While some of us will choose to celebrate either of these holidays in a more spiritual way, the bulk of us will continue to pray to the gods of commercialism and celebrate them as fun events celebrating family (Christmas) and your community (Halloween) with your family or community, holidays meant to bring us closer together, whether or not we celebrate the religious aspects of either one.
But that isn’t why Halloween is my favorite holiday. I love it because the more wacky your decorations are, the better they are. Skeletons having a tea party wearing Aunt B’s hat, witches protruding from garage doors, and giant hairy spiders that look like they’re doing the cha-cha-cha – it’s all good.
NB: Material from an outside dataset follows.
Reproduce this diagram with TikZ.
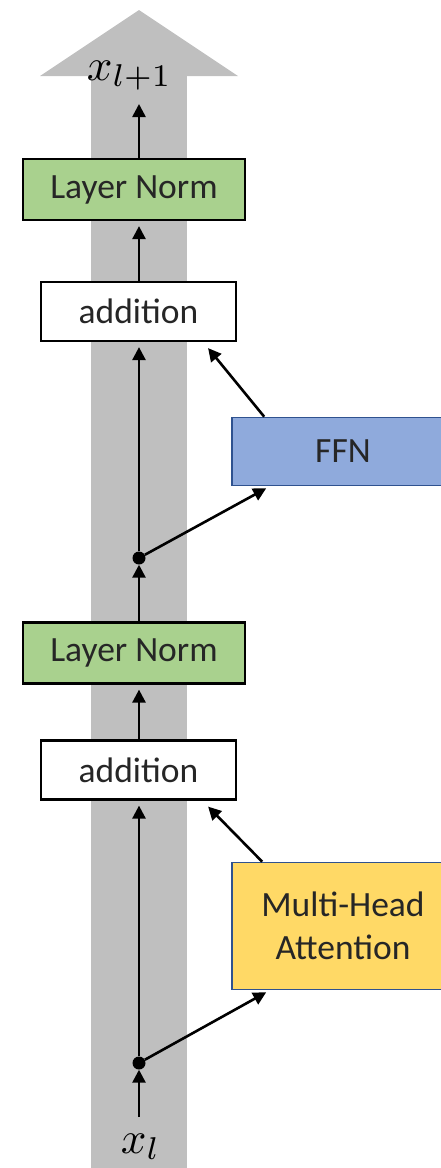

Forget finding the perfect outfit and fussing over your hair for the holiday parties – just smear on some fake blood, back-comb that mop into an unruly rat’s nest, toss on a goofy costume and go have fun! And the gift giving couldn’t be easier or more fun. You buy a bunch of bags of candy and toss handfuls into the bags of eager kids while making the odd one perform tricks for your amusement.
But even more than that, I love the whole theme of the holiday. I love the festive spookiness.
As Halloween approaches, I find little ditties and poems about witches, ghosts, and all manner of ghouls rattling around in my head. I write little Halloween poems for my kids to share with their friends at school. I feel a terrible itch to haunt the spookier realms of the stores in search of wonderful new frightening decorations. I feel suddenly inspired to write like I’ve never written before, with both new and old story ideas popping into my head faster than I can possibly note them down, or even sometimes make sense of them.
What holiday inspires your need to write? What youthful memories inspire your love for a particular holiday and type of book - as a writer or reader? And how have these inspirations affected your choices in favorite holidays?